→ **Data provided**

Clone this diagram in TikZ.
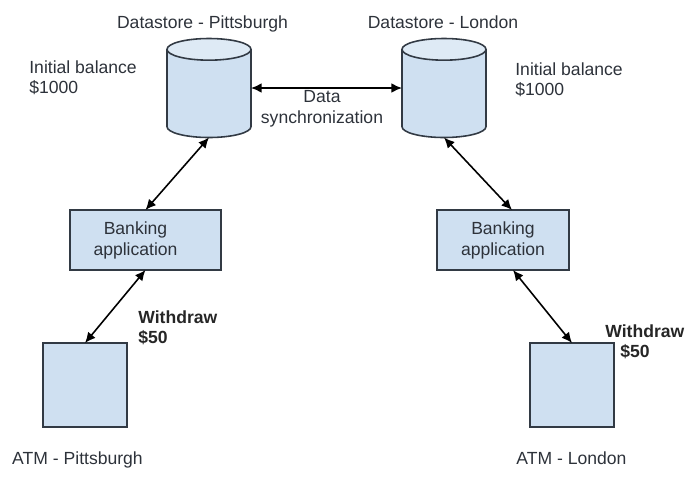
\documentclass[tikz,border=0pt]{standalone}
\usepackage{fontspec}
\setmainfont{Liberation Sans}
\usetikzlibrary{shapes.geometric,arrows.meta,positioning,calc}
\definecolor{boxfill}{RGB}{207,224,241}
\definecolor{endfill}{RGB}{222,234,245}
\definecolor{boxline}{RGB}{50,58,68}
\definecolor{textgray}{RGB}{45,50,58}
\tikzset{
store/.style = {draw=boxline, line width=0.9pt, shape=cylinder, shape border rotate=90, shape aspect=1.85, cylinder uses custom fill, cylinder body fill=boxfill, cylinder end fill=endfill, minimum width=84*0.02cm, minimum height=99*0.02cm, outer sep=0pt, anchor=shape center},
block/.style = {draw=boxline, fill=boxfill, line width=0.9pt, rectangle, align=center, text=textgray, inner sep=0pt, outer sep=0pt},
atm/.style   = {block, minimum width=84*0.02cm, minimum height=84*0.02cm},
bank/.style  = {block, minimum height=60*0.02cm, font=\fontsize{10}{11.9}\selectfont},
label/.style = {align=left, text=textgray, inner sep=0pt, font=\fontsize{10}{11.9}\selectfont},
bold/.style  = {label, font=\fontsize{10}{11.9}\selectfont\bfseries, text=black!85},
link/.style  = {<->, line width=0.9pt, black}
}

\begin{document}
\begin{tikzpicture}[x=0.02cm, y=-0.02cm, >={Latex[length=6pt,width=5.5pt]}]
  \useasboundingbox (0,0) rectangle (700,481);

  \node [store] (storea) at (209,88)  {};
  \node [store] (storeb) at (444,88)  {};
  \node [bank, minimum width=151*0.02cm] (banka) at (145.5,240) {\hspace*{-0.4cm}Banking\\\hspace*{-0.4cm}application};
  \node [bank, minimum width=132*0.02cm] (bankb) at (503,240)   {Banking\\application};
  \node [atm]   (atma)   at (85,385)  {};
  \node [atm]   (atmb)   at (572,385) {};

  \node [label, anchor=base]      (namea)  at (202.5,28)  {Datastore - Pittsburgh};
  \node [label, anchor=base]      (nameb)  at (443,28)    {Datastore - London};
  \node [label, anchor=north west] (bala)  at (29,60)     {Initial balance\\\$1000};
  \node [label, anchor=north west] (balb)  at (515,62)    {Initial balance\\\$1000};
  \node [label, align=center, anchor=north] (sync) at (322,90) {Data\\synchronization};
  \node [bold, anchor=north west] (wda)    at (138,310)   {Withdraw\\\$50};
  \node [bold, anchor=north west] (wdb)    at (605,324)   {Withdraw\\\hspace*{0.3cm}\$50};
  \node [label, anchor=base]      (atmnamea) at (77.5,464) {ATM - Pittsburgh};
  \node [label, anchor=base]      (atmnameb) at (571.5,464) {ATM - London};

  \draw [link] (storea.east |- storea.shape center) -- (storeb.west |- storeb.shape center);
  \draw [link] (storea.south) -- (banka.north);
  \draw [link] (storeb.south) -- ($(bankb.north)+(9,0)$);
  \draw [link] (banka.south)  -- (atma.north);
  \draw [link] ($(bankb.south)+(10,0)$) -- (atmb.north);
\end{tikzpicture}
\end{document}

→ **Exercise brief**
Would you return the data exactly as written, without the pictures?

→ **Solution for this task**
Clone this diagram in TikZ.
\documentclass[tikz,border=0pt]{standalone}
\usepackage{fontspec}
\setmainfont{Liberation Sans}
\usetikzlibrary{shapes.geometric,arrows.meta,positioning,calc}
\definecolor{boxfill}{RGB}{207,224,241}
\definecolor{endfill}{RGB}{222,234,245}
\definecolor{boxline}{RGB}{50,58,68}
\definecolor{textgray}{RGB}{45,50,58}
\tikzset{
store/.style = {draw=boxline, line width=0.9pt, shape=cylinder, shape border rotate=90, shape aspect=1.85, cylinder uses custom fill, cylinder body fill=boxfill, cylinder end fill=endfill, minimum width=84*0.02cm, minimum height=99*0.02cm, outer sep=0pt, anchor=shape center},
block/.style = {draw=boxline, fill=boxfill, line width=0.9pt, rectangle, align=center, text=textgray, inner sep=0pt, outer sep=0pt},
atm/.style   = {block, minimum width=84*0.02cm, minimum height=84*0.02cm},
bank/.style  = {block, minimum height=60*0.02cm, font=\fontsize{10}{11.9}\selectfont},
label/.style = {align=left, text=textgray, inner sep=0pt, font=\fontsize{10}{11.9}\selectfont},
bold/.style  = {label, font=\fontsize{10}{11.9}\selectfont\bfseries, text=black!85},
link/.style  = {<->, line width=0.9pt, black}
}

\begin{document}
\begin{tikzpicture}[x=0.02cm, y=-0.02cm, >={Latex[length=6pt,width=5.5pt]}]
  \useasboundingbox (0,0) rectangle (700,481);

  \node [store] (storea) at (209,88)  {};
  \node [store] (storeb) at (444,88)  {};
  \node [bank, minimum width=151*0.02cm] (banka) at (145.5,240) {\hspace*{-0.4cm}Banking\\\hspace*{-0.4cm}application};
  \node [bank, minimum width=132*0.02cm] (bankb) at (503,240)   {Banking\\application};
  \node [atm]   (atma)   at (85,385)  {};
  \node [atm]   (atmb)   at (572,385) {};

  \node [label, anchor=base]      (namea)  at (202.5,28)  {Datastore - Pittsburgh};
  \node [label, anchor=base]      (nameb)  at (443,28)    {Datastore - London};
  \node [label, anchor=north west] (bala)  at (29,60)     {Initial balance\\\$1000};
  \node [label, anchor=north west] (balb)  at (515,62)    {Initial balance\\\$1000};
  \node [label, align=center, anchor=north] (sync) at (322,90) {Data\\synchronization};
  \node [bold, anchor=north west] (wda)    at (138,310)   {Withdraw\\\$50};
  \node [bold, anchor=north west] (wdb)    at (605,324)   {Withdraw\\\hspace*{0.3cm}\$50};
  \node [label, anchor=base]      (atmnamea) at (77.5,464) {ATM - Pittsburgh};
  \node [label, anchor=base]      (atmnameb) at (571.5,464) {ATM - London};

  \draw [link] (storea.east |- storea.shape center) -- (storeb.west |- storeb.shape center);
  \draw [link] (storea.south) -- (banka.north);
  \draw [link] (storeb.south) -- ($(bankb.north)+(9,0)$);
  \draw [link] (banka.south)  -- (atma.north);
  \draw [link] ($(bankb.south)+(10,0)$) -- (atmb.north);
\end{tikzpicture}
\end{document}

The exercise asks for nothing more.